Re: Random number generation quirk

Philipp Kutin
On Sat, Mar 1, 2014 at 11:38 AM, Philipp Kutin <[hidden email]> wrote:
> Here's a function that
> samples the numbers epsf * [1 .. 2^23-1] uniformly, assuming randi32()
> is uniform on [0 .. 2^31-1]:

Oops. That should be "assuming randi32() is uniform on [0 .. 2^32-1]".

--Philipp
Reply | Threaded
Open this post in threaded view
|

Re: Random number generation quirk

Philipp Kutin
In reply to this post by Philipp Kutin
Thinking about this some more. First, another correction:

On Sat, Mar 1, 2014 at 11:38 AM, Philipp Kutin <[hidden email]> wrote:
> With epsf := eps('single') being 2^-23, the predecessor of 1 is
> 1-2^-23.

That should be "the predecessor of 1 is 1 - 2^-24".

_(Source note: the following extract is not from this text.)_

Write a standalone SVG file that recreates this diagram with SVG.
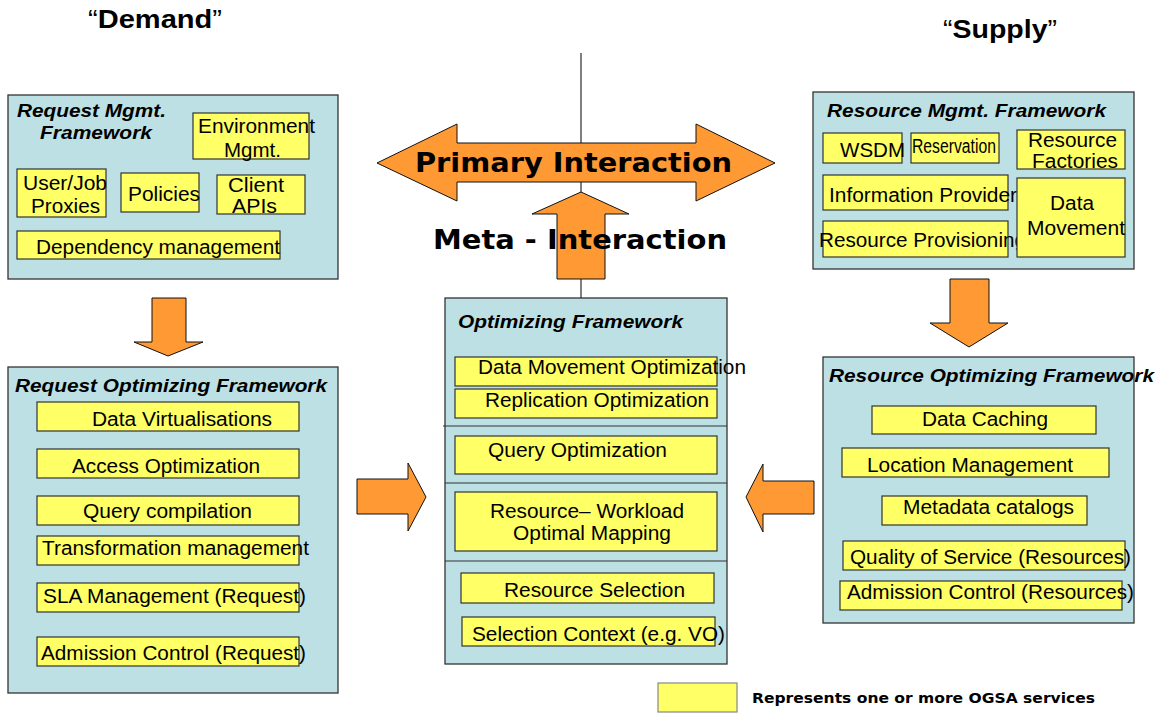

If you want to do away with the coarseness, you may think along the
lines of, well, let's just do the intermediate calculation in double
precision, and only at the end demote to float. We repeat this as long
as this result equals one of the boundary values. Here's what you
might come up with then:

float randu32(void)  // (0, 1)
{
    static const double C = 1.0 / (65536.0 * 65536.0);  // 2^-32
    float f;

    do {
        f = C * (double)randi32();
    } while (f == 0.0 || f == 1.0);

    return f;
}

As an optimization, since f == 0.0 IFF randi32() returns 0, we can do
the f == 0.0 comparison in integer beforehand. How does this function
compare with the one posted earlier? First, it's clear that it samples
more values (without telling which ones these are). However, comparing
the converted result is slower than doing it on the integer early.
These are some timings for a whole 0 .. 2^32-1 cycle:

first version: 12.8 s
above version: 23.7 s
above version with early i==0 check: 20.7 s

But besides these efficiency issues, there's another numeric one that
relates to the FP rounding in the case of ties.

octave:37> for i=0:10, fprintf('%ld %ld\n', 2^24+i, single(2^24+i)); end
16777216 16777216
16777217 16777216  % round down
16777218 16777218
16777219 16777220  % round up
16777220 16777220
16777221 16777220  % round down
16777222 16777222
16777223 16777224  % round up
16777224 16777224
16777225 16777224  % round down
16777226 16777226

Because of this rounding definition, we don't sample the FP numbers in
an interval [2^(-n-1) 2^-n) (n >= 0) uniformly if, denoting the
difference between two consecutive numbers in this interval as d(n),
numbers "finer" than d(n) are used as intermediate values.

So much for "fun with floating point" for now. I'm attaching a C
source file with the three variants of randu32(), plus some simple
checking in main().

--Philipp

randfloat.c (2K) Download Attachment
Reply | Threaded
Open this post in threaded view
|

Re: Random number generation quirk

Philipp Kutin
Alright... thinking further, to prevent the floating comparison, we
can simply determine the greatest integer n for which "(float)(2^-32 *
n) < 1.0" and plug that in. The result has been submitted [1] to the
patch tracker.

This leaves the rounding issue. In retrospect, I think it's not *that*
grave. As before, let d(n) denote the
difference between two consecutive numbers in [2^(-n-1), 2^-n) for n
>= 0. Since d(0) == 2^-24, d(i) == 2^(-24-i). The problem is greatest
where d(i) is twice the "base factor" 2^-32 -- this is the case for
i==8, or an interval of [2^-9, 2^-8) which itself has an extent of
1/512.

As can be seen from the test C file I posted at the patch tracker, I
tried playing around with setting the rounding mode dynamically. That
wasn't very fruitful though. First, this made the whole thing really
slow -- a full cycle was over a minute instead of ~20 seconds. Second
and more concerning, GCC doesn't seem to support doing this cleanly,
at least not in a way to satisfy the the C Standard. In this regard, I
found an amusing report [2] on the GCC bug tracker.

[1] https://savannah.gnu.org/patch/index.php?8389
[2] http://gcc.gnu.org/bugzilla/show_bug.cgi?id=34678

--Philipp
Reply | Threaded
Open this post in threaded view
|

Re: Random number generation quirk

Philipp Kutin
On Mon, Mar 10, 2014 at 11:26 PM, Philipp Kutin <[hidden email]> wrote:
> The problem is greatest
> where d(i) is twice the "base factor" 2^-32 -- this is the case for
> i==8, or an interval of [2^-9, 2^-8) which itself has an extent of
> 1/512.

It looks like the ability of doing basic arithmetic and sitting in
front of a computer screen exclude each other for me :-(. This should
be i==7 --> d(i)==2^-31, with an interval of [2^-8, 2^-7) and an
extent of 1/256. This is slightly annoying... maybe the patch could be
spun further and amended later on.

--Philipp